- To be done
Leave out the pictures and set down exactly the lines from the start of the listing through the one with "from matplotlib.ticker import MultipleLocator", both included.

- Figure scripts

- - - - - - -

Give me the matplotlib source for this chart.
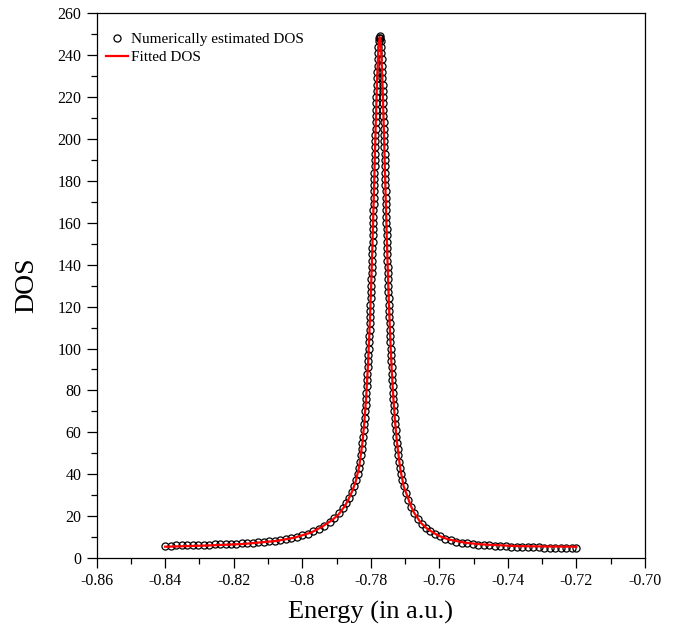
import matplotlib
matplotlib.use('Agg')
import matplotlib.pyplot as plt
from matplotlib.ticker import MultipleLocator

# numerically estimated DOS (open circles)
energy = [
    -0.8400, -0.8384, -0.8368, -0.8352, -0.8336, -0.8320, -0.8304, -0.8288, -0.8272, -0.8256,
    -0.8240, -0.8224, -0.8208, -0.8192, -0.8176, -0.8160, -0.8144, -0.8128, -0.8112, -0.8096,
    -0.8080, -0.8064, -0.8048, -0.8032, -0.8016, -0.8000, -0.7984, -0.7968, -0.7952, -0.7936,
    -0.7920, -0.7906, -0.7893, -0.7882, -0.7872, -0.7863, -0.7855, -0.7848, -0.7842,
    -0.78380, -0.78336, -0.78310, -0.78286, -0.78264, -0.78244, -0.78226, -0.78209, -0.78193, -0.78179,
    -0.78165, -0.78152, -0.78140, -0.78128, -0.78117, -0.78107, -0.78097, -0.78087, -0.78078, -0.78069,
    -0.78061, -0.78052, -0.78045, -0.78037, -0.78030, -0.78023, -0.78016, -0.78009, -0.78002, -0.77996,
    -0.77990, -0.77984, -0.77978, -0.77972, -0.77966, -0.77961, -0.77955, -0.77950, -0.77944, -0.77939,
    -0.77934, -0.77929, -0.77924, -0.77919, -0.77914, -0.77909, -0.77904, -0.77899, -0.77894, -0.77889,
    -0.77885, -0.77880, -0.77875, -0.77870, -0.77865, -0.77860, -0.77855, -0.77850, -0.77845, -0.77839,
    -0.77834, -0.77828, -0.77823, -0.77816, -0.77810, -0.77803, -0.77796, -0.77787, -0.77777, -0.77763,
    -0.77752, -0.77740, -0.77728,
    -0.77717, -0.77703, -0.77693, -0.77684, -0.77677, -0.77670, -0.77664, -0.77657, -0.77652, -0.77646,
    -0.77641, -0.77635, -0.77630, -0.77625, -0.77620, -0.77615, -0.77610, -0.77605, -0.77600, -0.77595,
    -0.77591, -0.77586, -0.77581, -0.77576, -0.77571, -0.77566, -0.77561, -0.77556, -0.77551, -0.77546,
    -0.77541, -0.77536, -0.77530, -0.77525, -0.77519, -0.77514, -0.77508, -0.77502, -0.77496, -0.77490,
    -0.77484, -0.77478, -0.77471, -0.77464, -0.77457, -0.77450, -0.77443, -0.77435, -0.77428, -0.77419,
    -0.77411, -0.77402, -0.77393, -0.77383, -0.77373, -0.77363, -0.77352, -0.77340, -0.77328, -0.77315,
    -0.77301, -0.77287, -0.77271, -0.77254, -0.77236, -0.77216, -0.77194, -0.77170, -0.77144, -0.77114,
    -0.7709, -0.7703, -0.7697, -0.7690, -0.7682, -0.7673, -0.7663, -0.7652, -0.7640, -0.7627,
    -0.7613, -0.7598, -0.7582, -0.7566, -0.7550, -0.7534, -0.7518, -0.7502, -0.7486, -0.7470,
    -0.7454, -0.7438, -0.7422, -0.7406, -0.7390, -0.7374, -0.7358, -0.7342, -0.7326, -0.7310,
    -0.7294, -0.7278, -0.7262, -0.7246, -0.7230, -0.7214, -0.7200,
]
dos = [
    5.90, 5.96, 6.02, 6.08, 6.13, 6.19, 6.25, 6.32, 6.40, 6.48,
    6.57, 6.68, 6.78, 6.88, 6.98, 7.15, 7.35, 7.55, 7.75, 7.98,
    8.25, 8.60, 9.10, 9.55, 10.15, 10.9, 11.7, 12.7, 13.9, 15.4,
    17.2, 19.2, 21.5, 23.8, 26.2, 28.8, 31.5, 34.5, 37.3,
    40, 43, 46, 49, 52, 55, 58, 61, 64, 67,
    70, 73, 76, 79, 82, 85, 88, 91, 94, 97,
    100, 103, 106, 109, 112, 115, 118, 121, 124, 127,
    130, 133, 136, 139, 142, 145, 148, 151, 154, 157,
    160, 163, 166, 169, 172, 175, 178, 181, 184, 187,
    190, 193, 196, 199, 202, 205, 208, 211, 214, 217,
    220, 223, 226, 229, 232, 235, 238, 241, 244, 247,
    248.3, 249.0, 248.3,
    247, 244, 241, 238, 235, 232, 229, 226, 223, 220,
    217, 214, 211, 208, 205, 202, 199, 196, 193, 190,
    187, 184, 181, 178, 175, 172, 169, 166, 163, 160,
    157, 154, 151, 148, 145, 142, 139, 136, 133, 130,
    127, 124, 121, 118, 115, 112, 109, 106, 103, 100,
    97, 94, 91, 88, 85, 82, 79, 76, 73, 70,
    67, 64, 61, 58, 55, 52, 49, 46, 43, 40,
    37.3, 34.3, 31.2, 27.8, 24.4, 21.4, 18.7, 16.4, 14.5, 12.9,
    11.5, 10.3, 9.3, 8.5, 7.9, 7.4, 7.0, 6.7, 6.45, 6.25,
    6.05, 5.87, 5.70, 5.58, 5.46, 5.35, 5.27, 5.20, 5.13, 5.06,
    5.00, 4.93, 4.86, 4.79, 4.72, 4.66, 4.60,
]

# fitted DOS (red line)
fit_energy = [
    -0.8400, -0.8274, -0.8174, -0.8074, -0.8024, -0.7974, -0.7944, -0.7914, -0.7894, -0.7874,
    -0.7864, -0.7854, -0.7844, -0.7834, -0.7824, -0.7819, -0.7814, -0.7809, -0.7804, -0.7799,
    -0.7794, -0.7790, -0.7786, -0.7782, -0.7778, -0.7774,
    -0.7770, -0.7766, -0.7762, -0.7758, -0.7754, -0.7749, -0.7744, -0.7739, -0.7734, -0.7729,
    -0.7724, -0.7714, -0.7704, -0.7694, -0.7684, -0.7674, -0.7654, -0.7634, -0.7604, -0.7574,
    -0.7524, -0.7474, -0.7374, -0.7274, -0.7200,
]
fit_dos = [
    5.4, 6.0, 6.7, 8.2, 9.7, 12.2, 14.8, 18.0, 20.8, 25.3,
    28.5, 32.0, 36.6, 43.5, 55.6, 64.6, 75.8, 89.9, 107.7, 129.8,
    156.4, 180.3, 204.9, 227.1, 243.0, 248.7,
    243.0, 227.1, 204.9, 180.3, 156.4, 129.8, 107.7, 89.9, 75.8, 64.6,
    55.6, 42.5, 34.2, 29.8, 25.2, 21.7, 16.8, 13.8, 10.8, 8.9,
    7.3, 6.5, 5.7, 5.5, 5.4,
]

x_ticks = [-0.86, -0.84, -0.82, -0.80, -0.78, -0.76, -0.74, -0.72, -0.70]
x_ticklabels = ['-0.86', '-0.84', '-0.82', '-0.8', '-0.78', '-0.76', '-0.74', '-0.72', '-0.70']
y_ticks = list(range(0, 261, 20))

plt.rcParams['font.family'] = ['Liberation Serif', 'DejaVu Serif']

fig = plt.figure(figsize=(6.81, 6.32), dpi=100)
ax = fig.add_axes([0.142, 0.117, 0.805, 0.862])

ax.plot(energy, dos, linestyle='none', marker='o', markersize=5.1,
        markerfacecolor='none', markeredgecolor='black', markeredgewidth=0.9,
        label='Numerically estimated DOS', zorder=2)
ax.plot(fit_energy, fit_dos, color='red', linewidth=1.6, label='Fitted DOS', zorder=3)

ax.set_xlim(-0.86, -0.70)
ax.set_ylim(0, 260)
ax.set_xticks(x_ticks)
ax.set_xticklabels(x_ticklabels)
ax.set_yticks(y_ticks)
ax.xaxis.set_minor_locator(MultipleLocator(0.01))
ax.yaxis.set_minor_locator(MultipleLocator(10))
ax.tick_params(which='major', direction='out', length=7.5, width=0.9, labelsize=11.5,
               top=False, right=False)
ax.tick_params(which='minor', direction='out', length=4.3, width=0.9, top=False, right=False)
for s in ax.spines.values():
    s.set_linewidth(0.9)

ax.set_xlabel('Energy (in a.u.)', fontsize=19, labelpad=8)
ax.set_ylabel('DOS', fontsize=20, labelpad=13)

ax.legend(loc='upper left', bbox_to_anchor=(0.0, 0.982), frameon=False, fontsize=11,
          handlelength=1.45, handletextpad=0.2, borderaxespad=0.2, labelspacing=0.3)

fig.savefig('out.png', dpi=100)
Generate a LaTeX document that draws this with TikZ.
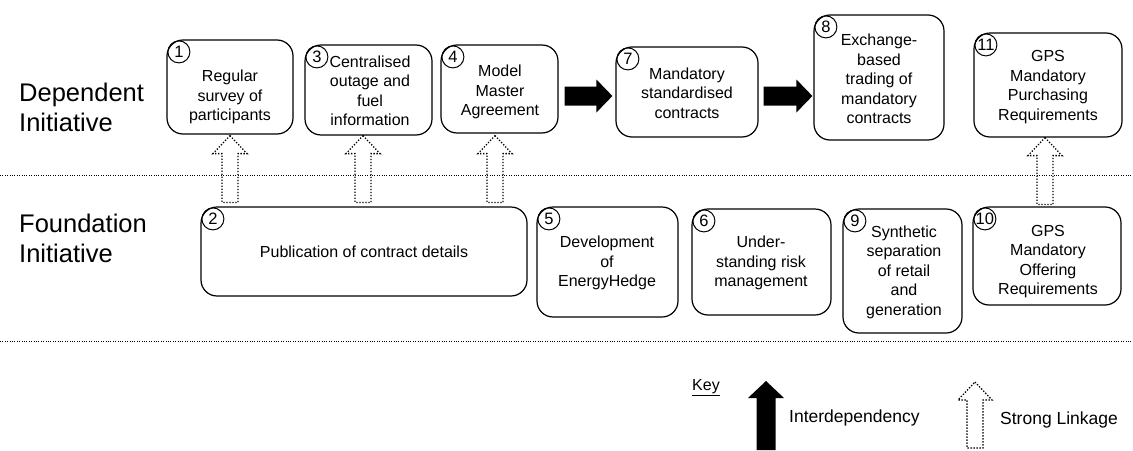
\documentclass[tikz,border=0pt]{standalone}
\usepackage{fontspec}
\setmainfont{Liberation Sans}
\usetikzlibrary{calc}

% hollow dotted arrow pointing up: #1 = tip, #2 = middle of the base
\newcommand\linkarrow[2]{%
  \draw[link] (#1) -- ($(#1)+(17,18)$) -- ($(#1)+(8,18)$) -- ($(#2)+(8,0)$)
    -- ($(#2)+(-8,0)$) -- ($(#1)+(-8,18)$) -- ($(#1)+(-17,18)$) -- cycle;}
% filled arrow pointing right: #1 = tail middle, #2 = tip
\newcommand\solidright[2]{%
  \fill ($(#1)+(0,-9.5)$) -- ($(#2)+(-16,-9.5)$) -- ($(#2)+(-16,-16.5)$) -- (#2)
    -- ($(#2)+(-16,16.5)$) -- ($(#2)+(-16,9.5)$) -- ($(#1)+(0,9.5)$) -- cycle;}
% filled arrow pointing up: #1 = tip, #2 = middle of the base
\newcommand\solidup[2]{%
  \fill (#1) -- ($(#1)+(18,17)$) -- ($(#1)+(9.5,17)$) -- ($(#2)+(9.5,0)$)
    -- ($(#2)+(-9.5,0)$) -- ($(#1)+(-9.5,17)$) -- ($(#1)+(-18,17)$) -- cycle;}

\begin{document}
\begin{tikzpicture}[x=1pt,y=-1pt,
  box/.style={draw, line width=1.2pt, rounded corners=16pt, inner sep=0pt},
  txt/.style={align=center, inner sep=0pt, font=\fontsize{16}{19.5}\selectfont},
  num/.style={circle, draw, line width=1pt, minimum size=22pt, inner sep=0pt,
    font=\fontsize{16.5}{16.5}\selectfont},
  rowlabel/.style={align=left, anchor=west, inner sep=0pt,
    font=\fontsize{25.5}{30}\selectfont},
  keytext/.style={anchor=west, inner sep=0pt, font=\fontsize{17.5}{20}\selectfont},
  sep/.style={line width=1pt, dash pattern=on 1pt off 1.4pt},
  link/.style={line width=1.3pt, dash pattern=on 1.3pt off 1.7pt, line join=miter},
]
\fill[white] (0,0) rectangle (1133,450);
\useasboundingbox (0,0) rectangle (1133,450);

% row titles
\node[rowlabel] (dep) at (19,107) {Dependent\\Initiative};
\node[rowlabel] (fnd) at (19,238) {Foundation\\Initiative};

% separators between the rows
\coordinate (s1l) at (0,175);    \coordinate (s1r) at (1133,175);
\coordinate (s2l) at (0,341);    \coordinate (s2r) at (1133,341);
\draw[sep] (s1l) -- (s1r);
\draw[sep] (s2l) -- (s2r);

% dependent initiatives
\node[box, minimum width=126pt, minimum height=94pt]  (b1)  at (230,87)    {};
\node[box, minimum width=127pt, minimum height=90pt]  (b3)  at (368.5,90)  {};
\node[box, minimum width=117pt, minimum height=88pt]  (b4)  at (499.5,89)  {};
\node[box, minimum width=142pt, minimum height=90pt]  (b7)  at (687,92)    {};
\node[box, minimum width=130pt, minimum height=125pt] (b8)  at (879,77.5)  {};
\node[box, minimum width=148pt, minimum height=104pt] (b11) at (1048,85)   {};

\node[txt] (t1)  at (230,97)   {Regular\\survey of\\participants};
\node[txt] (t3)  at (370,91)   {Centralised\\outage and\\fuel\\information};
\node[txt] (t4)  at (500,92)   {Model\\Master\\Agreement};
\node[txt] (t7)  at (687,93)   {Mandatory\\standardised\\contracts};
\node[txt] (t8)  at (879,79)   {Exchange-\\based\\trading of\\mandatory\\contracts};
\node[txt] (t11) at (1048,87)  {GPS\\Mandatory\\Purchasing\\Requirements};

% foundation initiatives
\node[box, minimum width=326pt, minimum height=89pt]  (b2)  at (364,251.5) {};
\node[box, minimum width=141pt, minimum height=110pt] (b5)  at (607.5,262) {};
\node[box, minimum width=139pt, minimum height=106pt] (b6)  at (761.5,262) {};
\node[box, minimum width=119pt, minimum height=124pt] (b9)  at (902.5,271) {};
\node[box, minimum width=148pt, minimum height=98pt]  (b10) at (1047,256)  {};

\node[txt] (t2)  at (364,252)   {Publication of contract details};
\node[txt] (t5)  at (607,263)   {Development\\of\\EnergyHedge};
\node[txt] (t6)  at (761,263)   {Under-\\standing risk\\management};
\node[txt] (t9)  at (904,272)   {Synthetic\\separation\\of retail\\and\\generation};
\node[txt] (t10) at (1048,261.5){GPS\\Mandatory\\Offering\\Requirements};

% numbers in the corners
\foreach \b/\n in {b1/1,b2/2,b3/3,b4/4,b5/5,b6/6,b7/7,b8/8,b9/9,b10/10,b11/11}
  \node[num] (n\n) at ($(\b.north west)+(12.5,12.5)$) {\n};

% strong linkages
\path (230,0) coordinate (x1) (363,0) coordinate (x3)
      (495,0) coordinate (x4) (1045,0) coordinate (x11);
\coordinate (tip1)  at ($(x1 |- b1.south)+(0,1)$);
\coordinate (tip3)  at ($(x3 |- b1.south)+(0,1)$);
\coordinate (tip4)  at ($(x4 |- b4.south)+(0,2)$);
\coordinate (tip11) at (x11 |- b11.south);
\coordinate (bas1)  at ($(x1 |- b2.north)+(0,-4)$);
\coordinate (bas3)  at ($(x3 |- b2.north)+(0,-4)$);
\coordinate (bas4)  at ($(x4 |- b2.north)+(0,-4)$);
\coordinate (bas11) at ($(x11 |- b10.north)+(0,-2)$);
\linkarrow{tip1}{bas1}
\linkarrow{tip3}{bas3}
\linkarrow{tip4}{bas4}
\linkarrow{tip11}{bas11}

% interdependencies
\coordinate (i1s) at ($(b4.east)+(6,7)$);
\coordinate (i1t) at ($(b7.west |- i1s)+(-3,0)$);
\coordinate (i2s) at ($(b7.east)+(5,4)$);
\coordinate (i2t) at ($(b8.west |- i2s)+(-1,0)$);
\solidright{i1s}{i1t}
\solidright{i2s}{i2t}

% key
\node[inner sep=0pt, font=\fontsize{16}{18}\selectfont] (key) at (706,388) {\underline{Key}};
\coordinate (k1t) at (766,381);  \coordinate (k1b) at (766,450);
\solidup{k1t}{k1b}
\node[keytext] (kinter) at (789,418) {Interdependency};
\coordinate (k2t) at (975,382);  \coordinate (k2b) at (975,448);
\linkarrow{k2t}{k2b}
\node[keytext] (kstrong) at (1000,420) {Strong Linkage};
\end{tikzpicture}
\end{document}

- - - - - - -

- Response below
Give me the matplotlib source for this chart.
import matplotlib
matplotlib.use('Agg')
import matplotlib.pyplot as plt
from matplotlib.ticker import MultipleLocator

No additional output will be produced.